Don’t Sell Your Haroset Short |
It is well known that the basic foods of the Pesah evening in Temple times were the Korban Pesah (Passover sacrifice), matzah (unleavened bread), and maror (bitter herbs):
“The bitter herb (ḥazeret), the matzah, and the pesah on the evening of Pesah are obligatory… Hillel the Elder would combine the three and eat them together.” (Tosefta Pesahim 2:22, Lieberman ed., p. 150)
Yet, in the final chapter of Mishnah Pesahim (10:3), we read:
“They brought before him matzah, ḥazeret, and ḥaroset… although eating ḥaroset is not a mitzvah but merely a custom. Rabbi Eliezer ben Tzadok says: It is a mitzvah.”

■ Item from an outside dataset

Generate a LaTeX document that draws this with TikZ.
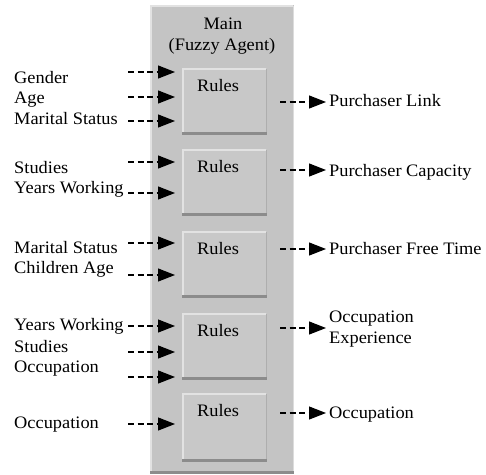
\documentclass[tikz,border=0pt]{standalone}
\usepackage{fontspec}
\setmainfont[FakeStretch=1.05]{Liberation Serif}
\usetikzlibrary{arrows.meta}
\definecolor{panelgray}{HTML}{C4C4C4}
\definecolor{boxgray}{HTML}{C8C8C8}
\definecolor{lightedge}{HTML}{E2E2E2}
\definecolor{darkedge}{HTML}{8C8C8C}
\tikzset{
  lbl/.style={anchor=base west, inner sep=0pt, font=\fontsize{17.5}{20}\selectfont},
  ttl/.style={anchor=base, inner sep=0pt, font=\fontsize{17.5}{20}\selectfont},
  flow/.style={line width=1.1pt, dash pattern=on 6pt off 3.5pt,
    -{Triangle[length=17pt,width=13pt,sharp]}},
}
\newcommand{\rulesbox}[3]{% name, top y, bottom y
  \fill[boxgray] (182,#2) rectangle (267,#3);
  \draw[lightedge, line width=1.6pt] (183,#3-1) -- (183,#2+0.8) -- (266,#2+0.8);
  \draw[darkedge!70!white, line width=1pt] (266.3,#2+1) -- (266.3,#3-1);
  \draw[darkedge, line width=2.6pt] (182,#3-1.3) -- (267,#3-1.3);
  \coordinate (#1) at (224.5,{(#2+#3)/2});
  \node[ttl] at (218,#2+23) {Rules};
}
\begin{document}
\begin{tikzpicture}[x=1pt,y=-1pt]
\useasboundingbox (0,0) rectangle (486,474);
% main panel
\fill[panelgray] (150,5) rectangle (294,474);
\draw[lightedge, line width=2pt] (151,473) -- (151,6) -- (293,6);
\draw[lightedge!80!panelgray, line width=1.2pt] (293.4,6) -- (293.4,472);
\draw[darkedge, line width=2.5pt] (150,472.5) -- (294,472.5);
\node[ttl] (main) at (223,29) {Main};
\node[ttl] (fuzzy) at (222,50) {(Fuzzy Agent)};
% rules boxes
\rulesbox{r1}{68}{135}
\rulesbox{r2}{149}{216}
\rulesbox{r3}{231}{298}
\rulesbox{r4}{313}{380}
\rulesbox{r5}{393}{462}
% left labels
\node[lbl] (gender) at (14,83) {Gender};
\node[lbl] (age) at (14,103) {Age};
\node[lbl] (marital1) at (14,124) {Marital Status};
\node[lbl] (studies1) at (14,173) {Studies};
\node[lbl] (years1) at (14,193) {Years Working};
\node[lbl] (marital2) at (14,253) {Marital Status};
\node[lbl] (children) at (14,273) {Children Age};
\node[lbl] (years2) at (14,330) {Years Working};
\node[lbl] (studies2) at (14,352) {Studies};
\node[lbl] (occ1) at (14,372) {Occupation};
\node[lbl] (occ2) at (14,428) {Occupation};
% input arrow coordinates
\foreach \n/\y in {a/72,b/97,c/121,d/162,e/193,f/243,g/275,h/326,i/352,j/377,k/424}{
  \coordinate (in\n s) at (128,\y);
  \coordinate (in\n e) at (175,\y);
}
\foreach \n in {a,b,c,d,e,f,g,h,i,j,k}{
  \draw[flow] (in\n s) -- (in\n e);
}
% right labels
\node[lbl] (plink) at (329,106) {Purchaser Link};
\node[lbl] (pcap) at (329,176) {Purchaser Capacity};
\node[lbl] (pfree) at (329,254) {Purchaser Free Time};
\node[lbl] (oexp1) at (329,322) {Occupation};
\node[lbl] (oexp2) at (329,343) {Experience};
\node[lbl] (occout) at (329,418) {Occupation};
% output arrows
\foreach \n/\y in {a/102,b/170,c/249,d/328,e/413}{
  \coordinate (out\n s) at (280,\y);
  \coordinate (out\n e) at (326,\y);
}
\foreach \n in {a,b,c,d,e}{
  \draw[flow] (out\n s) -- (out\n e);
}
\end{tikzpicture}
\end{document}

Here, the Mishnah introduces ḥaroset, a spiced mixture, into the festive meal, along with a debate regarding its status. The sages regard it as a custom, while Rabbi Eliezer ben Tzadok elevates it to the level of mitzvah, asserting that its consumption is obligatory.
Later sages in the Talmud offer explanations for these opposing views. Rabbi Ami suggests that the sages required eating ḥaroset together with maror as a remedy for the herb’s harmful effects. Rabbi Levi and Rabbi Yohanan, by contrast, attribute symbolic meaning to haroset in support of Rabbi Eliezer ben Tzadok’s position: one associates it with apples, recalling the tradition that Israelite women gave birth under apple trees in Egypt, while the other links it to the mortar used by the enslaved Israelites in their building labor (Pesahim 116a).

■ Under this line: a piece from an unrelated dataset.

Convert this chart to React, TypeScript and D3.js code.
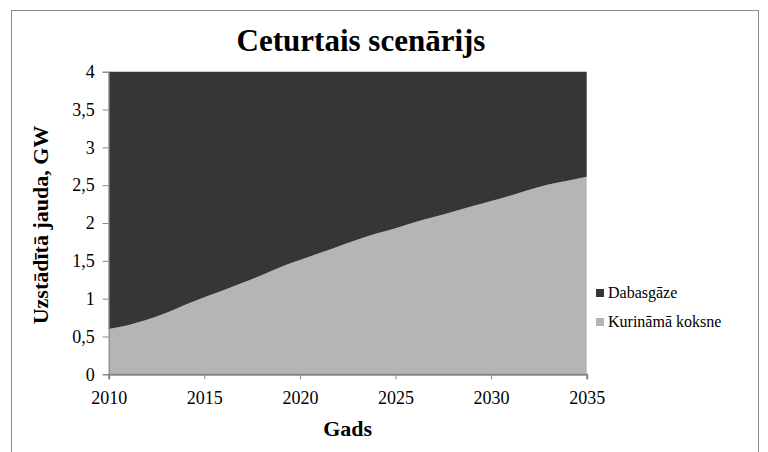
import { useEffect, useRef } from "react";
import * as d3 from "d3";

// years and installed capacity (GW)
const years = d3.range(2010, 2036);
const koksne = [
    0.6, 0.65, 0.72, 0.81, 0.92, 1.02, 1.11, 1.21, 1.31, 1.42, 1.51, 1.6, 1.69,
    1.78, 1.86, 1.93, 2.01, 2.08, 2.15, 2.22, 2.29, 2.36, 2.44, 2.51, 2.56, 2.61,
];
const dabasgaze = koksne.map((v) => +(4 - v).toFixed(2));
const seriesNames = ["Kurināmā koksne", "Dabasgāze"];
const seriesColors = ["#b5b5b5", "#363636"];
const yTicks = [0, 0.5, 1, 1.5, 2, 2.5, 3, 3.5, 4];
const xTicks = [2010, 2015, 2020, 2025, 2030, 2035];

const W = 768;
const H = 452;
const font = "'Liberation Serif', 'DejaVu Serif', serif";

export default function App() {
    const svgRef = useRef<SVGSVGElement>(null);

    useEffect(() => {
        if (!svgRef.current) return;
        const svg = d3.select(svgRef.current);
        svg.selectAll("*").remove();

        const left = 108.7, right = 586.7, top = 71.7, bottom = 374.3;

        // outer frame
        svg.append("rect")
            .attr("x", 11.5).attr("y", 10.5)
            .attr("width", 747).attr("height", 460)
            .attr("fill", "white").attr("stroke", "#8c8c8c").attr("stroke-width", 1);

        const x = d3.scaleLinear().domain([2010, 2035]).range([left, right]);
        const y = d3.scaleLinear().domain([0, 4]).range([bottom, top]);

        const rows = years.map((yr, i) => ({ year: yr, k: koksne[i], d: dabasgaze[i] }));
        const stacked = d3.stack<any>().keys(["k", "d"])(rows);

        const area = d3.area<any>()
            .x((d) => x(d.data.year))
            .y0((d) => y(d[0]))
            .y1((d) => y(d[1]))
            .curve(d3.curveMonotoneX);

        svg.append("g")
            .selectAll("path")
            .data(stacked)
            .enter()
            .append("path")
            .attr("d", area as any)
            .attr("fill", (_, i) => seriesColors[i]);

        // y axis
        const yAxis = svg.append("g").attr("transform", `translate(${left},0)`)
            .call(d3.axisLeft(y).tickValues(yTicks).tickSize(6).tickPadding(8)
                .tickFormat((d) => String(d).replace(".", ",")));
        yAxis.attr("font-family", null);
        yAxis.select(".domain").attr("stroke", "#868686");
        yAxis.selectAll("line").attr("stroke", "#868686");
        yAxis.selectAll("text").style("font-family", font).style("font-size", "18px").attr("fill", "#000");

        // x axis
        const xAxis = svg.append("g").attr("transform", `translate(0,${bottom})`)
            .call(d3.axisBottom(x).tickValues(xTicks).tickSize(5).tickPadding(12)
                .tickFormat((d) => String(d)));
        xAxis.attr("font-family", null);
        xAxis.select(".domain").attr("stroke", "#868686").attr("stroke-width", 2);
        xAxis.selectAll("line").attr("stroke", "#868686");
        xAxis.selectAll("text").style("font-family", font).style("font-size", "18px").attr("fill", "#000");

        // title
        svg.append("text")
            .attr("x", 361).attr("y", 51)
            .attr("text-anchor", "middle")
            .style("font-family", font).style("font-weight", "bold").style("font-size", "31px")
            .text("Ceturtais scenārijs");

        svg.append("text")
            .attr("x", (left + right) / 2).attr("y", 436)
            .attr("text-anchor", "middle")
            .style("font-family", font).style("font-weight", "bold").style("font-size", "22px")
            .text("Gads");

        svg.append("text")
            .attr("transform", `translate(48,${(top + bottom) / 2 + 2}) rotate(-90)`)
            .attr("text-anchor", "middle")
            .style("font-family", font).style("font-weight", "bold").style("font-size", "22px")
            .text("Uzstādītā jauda, GW");

        // legend (Dabasgāze first)
        const legend = [1, 0];
        legend.forEach((si, i) => {
            const ly = 293 + i * 29;
            svg.append("rect")
                .attr("x", 596).attr("y", ly - 4)
                .attr("width", 8).attr("height", 8)
                .attr("fill", seriesColors[si]);
            svg.append("text")
                .attr("x", 608).attr("y", ly + 5)
                .style("font-family", font).style("font-size", "16px")
                .text(seriesNames[si]);
        });
    }, []);

    return (
        <svg
            ref={svgRef}
            width={W}
            height={H}
            style={{ position: "absolute", left: 0, top: 0, background: "white", fontFamily: font }}
        />
    );
}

These explanations, while evocative, are relatively late and do not seem sufficiently weighty to justify granting mitzvah status to a practice not mentioned in the Torah. Professor Shamma Friedman offers a more substantial and intriguing interpretation, based on an analysis of parallel versions of a brief narrative about Rabbi Eliezer ben Tzadok found in the Tosefta, the Babylonian Talmud, and the Jerusalem Talmud.

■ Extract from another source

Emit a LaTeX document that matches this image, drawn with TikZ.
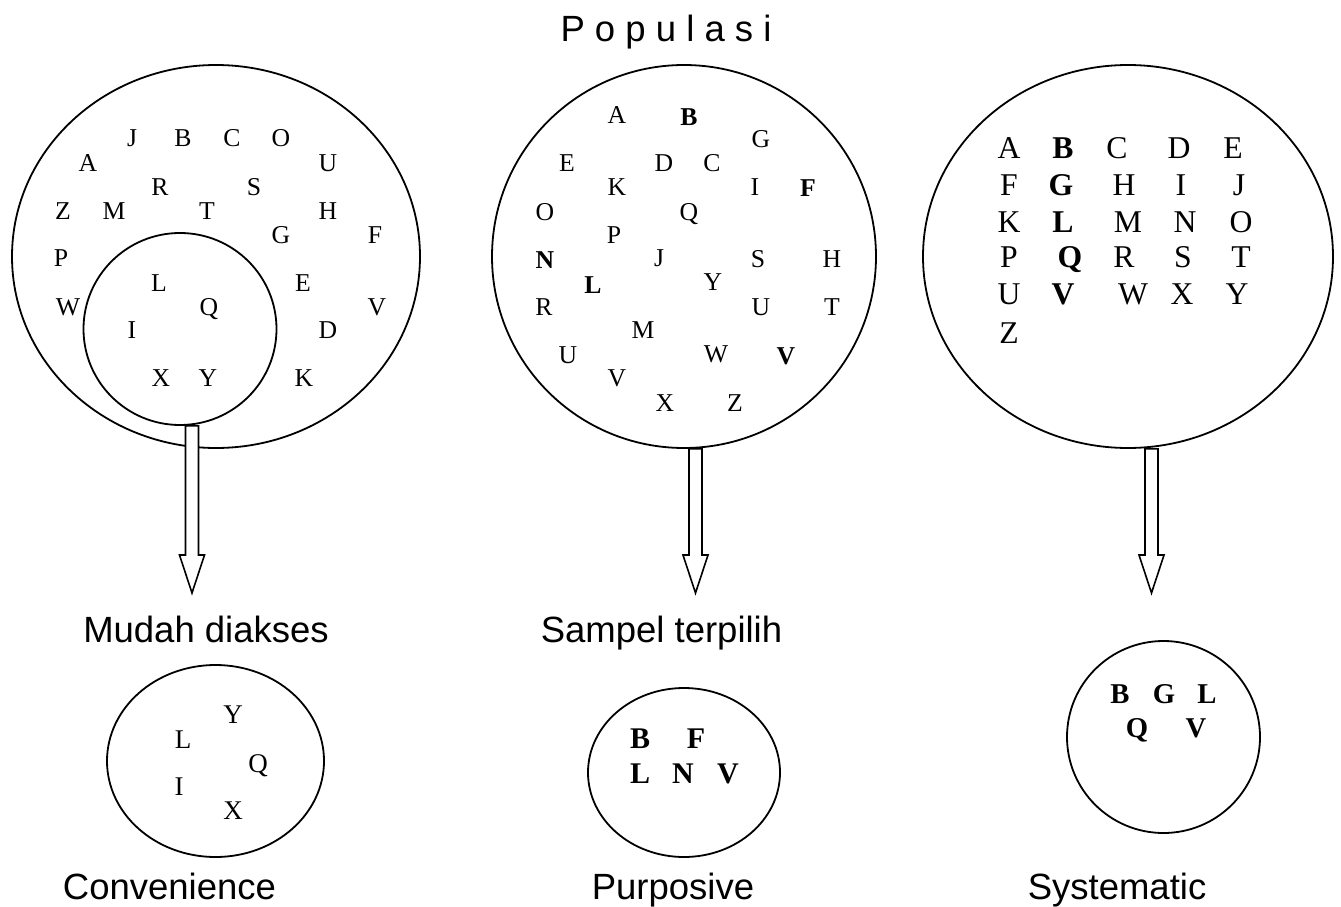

Two of these versions read:
“A story: Rabbi Eliezer bar [Tzadok] said to vendors in Lod: Go and take for yourselves ‘mitzvah spices.’” (Tosefta Pesahim 10:10, p. 198)
“Rabbi Eliezer ben Rabbi Tzadok said: Thus, the spice merchants in Jerusalem would say: ‘Go, take for yourselves mitzvah spices.’” (Pesahim 116a)
According to Friedman, Rabbi Eliezer ben Tzadok lived during the period surrounding the destruction of the Temple, when the sages were compelled to reshape the Pesah meal in the absence of the Korban Pesah. Friedman proposes that the version in the Talmud was redacted to suggest that haroset was already eaten in Temple times. He asserts, however, that with the disappearance of the central sacrificial element of the meal, Rabbi Eliezer sought to elevate haroset to the status of a mitzvah, perhaps as a symbolic replacement. It was this, according to Friedman, that he attempted to convince the merchant class in Lod to adopt in practice. While the custom of eating ḥaroset endured, its designation as a mitzvah ultimately did not gain widespread acceptance (see Friedman, Tosefta Atikta, pp. 426–430).
Ultimately, haroset did not become a mitzvah in the formal sense, but its message endured. In the absence of what once stood at the center of the Pesah meal, we did not abandon the ritual; we deepened it. Haroset’s sweetness mixed with the bitterness of the maror ultimately came to represent for us the truest taste of redemption.